My older sister is in an abusive relationship and she refuses to leave. As a writer, I have tried several times to sit down and get this out of my system, but it’s an extremely painful and frustrating topic to talk about. I didn’t expect it would be a tweet from Brian McFadden that would finally push me to say something.
If, as he says, his tweet was about a friend, then I understand Brian’s frustration. There’s nothing worse than seeing someone you care about being abused. Except seeing someone you care about being abused and having them refuse your help.
The way Brian vented his frustration was ignorant and wrong. It demonstrated a complete lack of understanding about what to do when someone you love refuses to leave.
But I think that ignorance is the important message we need to take away from his careless tweet. That is the conversation we need to be having in a public forum: What do you do when they just won’t go?
Recently, during the White Ribbon Day weekend, I read a lot of articles by and about abused women. I read a lot of quotes like: “If someone had offered help, I would have left” or “I came to work with black eyes, and nobody did anything” and “I finally got away when somebody spoke up and helped me”. The message seemed clear: If you see something, do something. And it’s an extremely important message to get out there.

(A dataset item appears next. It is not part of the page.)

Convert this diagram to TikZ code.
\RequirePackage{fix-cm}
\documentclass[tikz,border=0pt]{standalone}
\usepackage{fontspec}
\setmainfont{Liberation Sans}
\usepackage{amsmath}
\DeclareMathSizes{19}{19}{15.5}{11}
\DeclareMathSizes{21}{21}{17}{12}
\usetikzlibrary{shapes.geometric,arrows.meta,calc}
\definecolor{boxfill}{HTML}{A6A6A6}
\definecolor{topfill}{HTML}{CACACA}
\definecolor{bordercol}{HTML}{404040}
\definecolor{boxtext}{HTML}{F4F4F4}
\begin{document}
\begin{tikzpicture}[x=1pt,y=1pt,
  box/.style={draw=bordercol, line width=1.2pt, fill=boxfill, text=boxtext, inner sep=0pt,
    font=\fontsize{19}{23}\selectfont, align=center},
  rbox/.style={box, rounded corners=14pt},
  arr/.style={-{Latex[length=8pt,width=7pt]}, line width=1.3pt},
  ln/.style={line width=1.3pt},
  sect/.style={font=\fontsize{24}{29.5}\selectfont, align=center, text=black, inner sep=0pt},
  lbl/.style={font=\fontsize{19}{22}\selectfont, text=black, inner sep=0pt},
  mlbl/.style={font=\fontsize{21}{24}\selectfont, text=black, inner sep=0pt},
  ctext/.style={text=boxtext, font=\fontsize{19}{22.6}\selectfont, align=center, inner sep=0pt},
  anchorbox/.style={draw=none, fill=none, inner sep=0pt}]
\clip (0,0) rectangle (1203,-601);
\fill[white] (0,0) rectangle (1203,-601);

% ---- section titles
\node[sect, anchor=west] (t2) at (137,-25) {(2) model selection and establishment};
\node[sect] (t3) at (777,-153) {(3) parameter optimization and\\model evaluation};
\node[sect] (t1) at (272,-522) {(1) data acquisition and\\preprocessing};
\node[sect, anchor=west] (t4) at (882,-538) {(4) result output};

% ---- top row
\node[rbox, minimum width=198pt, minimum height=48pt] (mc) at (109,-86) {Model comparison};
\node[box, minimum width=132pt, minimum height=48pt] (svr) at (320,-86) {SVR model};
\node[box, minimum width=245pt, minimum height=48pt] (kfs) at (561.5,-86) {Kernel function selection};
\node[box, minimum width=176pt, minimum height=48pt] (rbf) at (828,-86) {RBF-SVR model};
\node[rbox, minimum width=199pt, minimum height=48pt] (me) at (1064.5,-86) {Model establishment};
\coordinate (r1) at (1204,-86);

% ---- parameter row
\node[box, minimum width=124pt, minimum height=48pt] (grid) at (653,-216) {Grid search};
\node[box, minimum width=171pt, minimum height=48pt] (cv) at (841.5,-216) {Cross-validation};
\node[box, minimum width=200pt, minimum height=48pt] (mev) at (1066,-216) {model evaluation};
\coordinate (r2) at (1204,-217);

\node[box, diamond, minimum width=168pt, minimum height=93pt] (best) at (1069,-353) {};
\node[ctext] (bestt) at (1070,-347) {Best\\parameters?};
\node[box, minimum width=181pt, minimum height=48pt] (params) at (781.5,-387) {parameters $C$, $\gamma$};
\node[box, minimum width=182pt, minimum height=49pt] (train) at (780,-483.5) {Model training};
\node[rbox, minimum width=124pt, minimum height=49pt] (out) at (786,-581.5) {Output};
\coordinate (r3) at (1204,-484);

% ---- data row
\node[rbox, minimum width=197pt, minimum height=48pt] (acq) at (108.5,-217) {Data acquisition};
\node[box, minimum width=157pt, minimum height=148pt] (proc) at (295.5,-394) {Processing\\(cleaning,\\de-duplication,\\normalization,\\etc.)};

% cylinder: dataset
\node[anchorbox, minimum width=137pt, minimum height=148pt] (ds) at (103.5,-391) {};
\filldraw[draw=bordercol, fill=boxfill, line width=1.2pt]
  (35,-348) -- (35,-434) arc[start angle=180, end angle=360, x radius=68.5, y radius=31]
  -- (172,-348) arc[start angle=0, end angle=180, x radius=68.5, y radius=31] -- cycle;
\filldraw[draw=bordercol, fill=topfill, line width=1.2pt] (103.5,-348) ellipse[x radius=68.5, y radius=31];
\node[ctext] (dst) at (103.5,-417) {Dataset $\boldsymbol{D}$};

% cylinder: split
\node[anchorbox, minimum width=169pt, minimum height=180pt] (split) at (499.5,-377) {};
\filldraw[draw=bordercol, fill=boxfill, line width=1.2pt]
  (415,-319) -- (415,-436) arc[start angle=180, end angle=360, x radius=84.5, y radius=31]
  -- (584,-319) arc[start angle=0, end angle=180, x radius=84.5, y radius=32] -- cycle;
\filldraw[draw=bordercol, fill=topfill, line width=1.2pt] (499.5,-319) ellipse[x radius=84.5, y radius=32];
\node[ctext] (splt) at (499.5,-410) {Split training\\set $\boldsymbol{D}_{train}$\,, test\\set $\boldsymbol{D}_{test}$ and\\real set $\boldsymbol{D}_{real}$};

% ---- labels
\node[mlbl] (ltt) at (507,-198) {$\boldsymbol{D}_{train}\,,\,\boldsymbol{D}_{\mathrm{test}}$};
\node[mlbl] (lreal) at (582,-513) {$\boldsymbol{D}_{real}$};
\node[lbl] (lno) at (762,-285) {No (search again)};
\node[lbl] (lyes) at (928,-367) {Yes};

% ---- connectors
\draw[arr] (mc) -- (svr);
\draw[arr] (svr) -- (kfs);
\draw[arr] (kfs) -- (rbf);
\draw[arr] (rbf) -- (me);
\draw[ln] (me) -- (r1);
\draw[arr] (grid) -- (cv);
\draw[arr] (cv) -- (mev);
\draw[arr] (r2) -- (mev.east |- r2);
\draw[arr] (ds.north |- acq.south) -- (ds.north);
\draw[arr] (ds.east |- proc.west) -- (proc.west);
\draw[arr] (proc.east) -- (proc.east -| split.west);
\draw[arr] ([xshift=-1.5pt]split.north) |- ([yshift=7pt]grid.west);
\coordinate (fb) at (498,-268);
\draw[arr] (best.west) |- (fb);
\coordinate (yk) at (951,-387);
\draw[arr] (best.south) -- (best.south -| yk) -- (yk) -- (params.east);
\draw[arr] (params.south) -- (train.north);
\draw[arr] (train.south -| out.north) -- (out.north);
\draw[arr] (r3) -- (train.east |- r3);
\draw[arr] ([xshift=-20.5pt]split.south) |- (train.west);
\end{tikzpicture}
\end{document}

But what if you see something, do something, and that doesn’t work? What then? What comes next? I didn’t come across any articles about what to do in that situation. About what to do if they go back no matter how much help and support you offer them. I’m an intelligent, well-educated and compassionate woman and I’m at a loss. And although I think Brian McFadden was less than eloquent in the way he chose to voice his opinion, it would seem that he is at a loss too. And in that respect, I understand where he was coming from.